## MATERIAL
---------------

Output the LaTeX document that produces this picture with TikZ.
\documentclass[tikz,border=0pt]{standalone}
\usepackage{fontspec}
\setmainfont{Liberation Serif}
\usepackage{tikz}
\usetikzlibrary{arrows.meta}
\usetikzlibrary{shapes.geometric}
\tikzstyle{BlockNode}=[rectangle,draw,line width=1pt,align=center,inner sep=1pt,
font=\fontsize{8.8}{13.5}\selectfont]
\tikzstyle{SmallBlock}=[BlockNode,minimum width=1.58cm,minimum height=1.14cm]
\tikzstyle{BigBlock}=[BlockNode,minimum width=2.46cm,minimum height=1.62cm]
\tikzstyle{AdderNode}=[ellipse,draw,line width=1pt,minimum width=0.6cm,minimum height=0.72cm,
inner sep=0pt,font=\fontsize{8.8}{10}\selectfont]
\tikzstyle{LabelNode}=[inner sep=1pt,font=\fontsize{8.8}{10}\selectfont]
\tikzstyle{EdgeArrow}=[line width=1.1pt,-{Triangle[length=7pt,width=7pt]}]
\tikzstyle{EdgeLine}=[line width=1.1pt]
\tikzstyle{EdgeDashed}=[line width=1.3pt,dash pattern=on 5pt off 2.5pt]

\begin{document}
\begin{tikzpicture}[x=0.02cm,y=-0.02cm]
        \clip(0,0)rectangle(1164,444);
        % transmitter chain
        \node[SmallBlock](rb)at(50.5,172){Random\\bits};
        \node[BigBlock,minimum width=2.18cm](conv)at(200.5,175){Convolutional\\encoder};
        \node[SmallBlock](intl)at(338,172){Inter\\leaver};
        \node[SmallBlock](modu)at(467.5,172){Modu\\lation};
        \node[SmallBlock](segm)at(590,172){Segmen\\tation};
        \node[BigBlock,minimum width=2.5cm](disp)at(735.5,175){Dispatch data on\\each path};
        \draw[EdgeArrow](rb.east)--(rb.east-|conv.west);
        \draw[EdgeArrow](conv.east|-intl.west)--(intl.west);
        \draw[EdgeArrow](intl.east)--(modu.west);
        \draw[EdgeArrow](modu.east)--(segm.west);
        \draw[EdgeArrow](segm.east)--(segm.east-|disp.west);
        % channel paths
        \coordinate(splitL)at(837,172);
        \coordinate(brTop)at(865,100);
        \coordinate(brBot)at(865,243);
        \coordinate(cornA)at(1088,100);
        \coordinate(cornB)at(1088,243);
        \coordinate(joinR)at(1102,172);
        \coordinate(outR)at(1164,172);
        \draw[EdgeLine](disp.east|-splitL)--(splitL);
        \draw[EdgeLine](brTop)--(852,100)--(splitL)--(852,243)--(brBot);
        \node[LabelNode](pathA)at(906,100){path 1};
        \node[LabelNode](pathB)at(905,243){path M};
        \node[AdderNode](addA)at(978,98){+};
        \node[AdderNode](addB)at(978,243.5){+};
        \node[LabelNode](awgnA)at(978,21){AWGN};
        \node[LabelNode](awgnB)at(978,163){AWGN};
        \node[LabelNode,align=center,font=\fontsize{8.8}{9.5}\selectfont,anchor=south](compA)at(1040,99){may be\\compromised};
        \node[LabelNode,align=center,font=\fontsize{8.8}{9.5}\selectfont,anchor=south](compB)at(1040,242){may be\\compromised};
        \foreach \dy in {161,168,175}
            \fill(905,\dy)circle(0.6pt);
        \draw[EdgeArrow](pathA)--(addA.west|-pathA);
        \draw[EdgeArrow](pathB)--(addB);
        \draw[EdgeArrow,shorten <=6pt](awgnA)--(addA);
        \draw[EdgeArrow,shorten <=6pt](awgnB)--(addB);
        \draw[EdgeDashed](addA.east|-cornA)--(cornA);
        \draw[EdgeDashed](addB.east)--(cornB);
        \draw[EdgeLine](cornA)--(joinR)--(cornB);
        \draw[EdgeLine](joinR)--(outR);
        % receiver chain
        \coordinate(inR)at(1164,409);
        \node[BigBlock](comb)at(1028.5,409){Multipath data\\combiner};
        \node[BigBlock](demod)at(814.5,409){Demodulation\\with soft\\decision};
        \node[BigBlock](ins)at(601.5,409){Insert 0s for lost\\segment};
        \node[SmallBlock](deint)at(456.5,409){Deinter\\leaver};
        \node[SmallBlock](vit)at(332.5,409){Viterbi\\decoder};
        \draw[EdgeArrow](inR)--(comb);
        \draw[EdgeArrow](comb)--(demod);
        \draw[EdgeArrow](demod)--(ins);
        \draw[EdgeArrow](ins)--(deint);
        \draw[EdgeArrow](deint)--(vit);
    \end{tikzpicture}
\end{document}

---------------

## EXERCISE DETAILS
Repeat the data above, word for word.

## TASK RESULT
Output the LaTeX document that produces this picture with TikZ.
\documentclass[tikz,border=0pt]{standalone}
\usepackage{fontspec}
\setmainfont{Liberation Serif}
\usepackage{tikz}
\usetikzlibrary{arrows.meta}
\usetikzlibrary{shapes.geometric}
\tikzstyle{BlockNode}=[rectangle,draw,line width=1pt,align=center,inner sep=1pt,
font=\fontsize{8.8}{13.5}\selectfont]
\tikzstyle{SmallBlock}=[BlockNode,minimum width=1.58cm,minimum height=1.14cm]
\tikzstyle{BigBlock}=[BlockNode,minimum width=2.46cm,minimum height=1.62cm]
\tikzstyle{AdderNode}=[ellipse,draw,line width=1pt,minimum width=0.6cm,minimum height=0.72cm,
inner sep=0pt,font=\fontsize{8.8}{10}\selectfont]
\tikzstyle{LabelNode}=[inner sep=1pt,font=\fontsize{8.8}{10}\selectfont]
\tikzstyle{EdgeArrow}=[line width=1.1pt,-{Triangle[length=7pt,width=7pt]}]
\tikzstyle{EdgeLine}=[line width=1.1pt]
\tikzstyle{EdgeDashed}=[line width=1.3pt,dash pattern=on 5pt off 2.5pt]

\begin{document}
\begin{tikzpicture}[x=0.02cm,y=-0.02cm]
        \clip(0,0)rectangle(1164,444);
        % transmitter chain
        \node[SmallBlock](rb)at(50.5,172){Random\\bits};
        \node[BigBlock,minimum width=2.18cm](conv)at(200.5,175){Convolutional\\encoder};
        \node[SmallBlock](intl)at(338,172){Inter\\leaver};
        \node[SmallBlock](modu)at(467.5,172){Modu\\lation};
        \node[SmallBlock](segm)at(590,172){Segmen\\tation};
        \node[BigBlock,minimum width=2.5cm](disp)at(735.5,175){Dispatch data on\\each path};
        \draw[EdgeArrow](rb.east)--(rb.east-|conv.west);
        \draw[EdgeArrow](conv.east|-intl.west)--(intl.west);
        \draw[EdgeArrow](intl.east)--(modu.west);
        \draw[EdgeArrow](modu.east)--(segm.west);
        \draw[EdgeArrow](segm.east)--(segm.east-|disp.west);
        % channel paths
        \coordinate(splitL)at(837,172);
        \coordinate(brTop)at(865,100);
        \coordinate(brBot)at(865,243);
        \coordinate(cornA)at(1088,100);
        \coordinate(cornB)at(1088,243);
        \coordinate(joinR)at(1102,172);
        \coordinate(outR)at(1164,172);
        \draw[EdgeLine](disp.east|-splitL)--(splitL);
        \draw[EdgeLine](brTop)--(852,100)--(splitL)--(852,243)--(brBot);
        \node[LabelNode](pathA)at(906,100){path 1};
        \node[LabelNode](pathB)at(905,243){path M};
        \node[AdderNode](addA)at(978,98){+};
        \node[AdderNode](addB)at(978,243.5){+};
        \node[LabelNode](awgnA)at(978,21){AWGN};
        \node[LabelNode](awgnB)at(978,163){AWGN};
        \node[LabelNode,align=center,font=\fontsize{8.8}{9.5}\selectfont,anchor=south](compA)at(1040,99){may be\\compromised};
        \node[LabelNode,align=center,font=\fontsize{8.8}{9.5}\selectfont,anchor=south](compB)at(1040,242){may be\\compromised};
        \foreach \dy in {161,168,175}
            \fill(905,\dy)circle(0.6pt);
        \draw[EdgeArrow](pathA)--(addA.west|-pathA);
        \draw[EdgeArrow](pathB)--(addB);
        \draw[EdgeArrow,shorten <=6pt](awgnA)--(addA);
        \draw[EdgeArrow,shorten <=6pt](awgnB)--(addB);
        \draw[EdgeDashed](addA.east|-cornA)--(cornA);
        \draw[EdgeDashed](addB.east)--(cornB);
        \draw[EdgeLine](cornA)--(joinR)--(cornB);
        \draw[EdgeLine](joinR)--(outR);
        % receiver chain
        \coordinate(inR)at(1164,409);
        \node[BigBlock](comb)at(1028.5,409){Multipath data\\combiner};
        \node[BigBlock](demod)at(814.5,409){Demodulation\\with soft\\decision};
        \node[BigBlock](ins)at(601.5,409){Insert 0s for lost\\segment};
        \node[SmallBlock](deint)at(456.5,409){Deinter\\leaver};
        \node[SmallBlock](vit)at(332.5,409){Viterbi\\decoder};
        \draw[EdgeArrow](inR)--(comb);
        \draw[EdgeArrow](comb)--(demod);
        \draw[EdgeArrow](demod)--(ins);
        \draw[EdgeArrow](ins)--(deint);
        \draw[EdgeArrow](deint)--(vit);
    \end{tikzpicture}
\end{document}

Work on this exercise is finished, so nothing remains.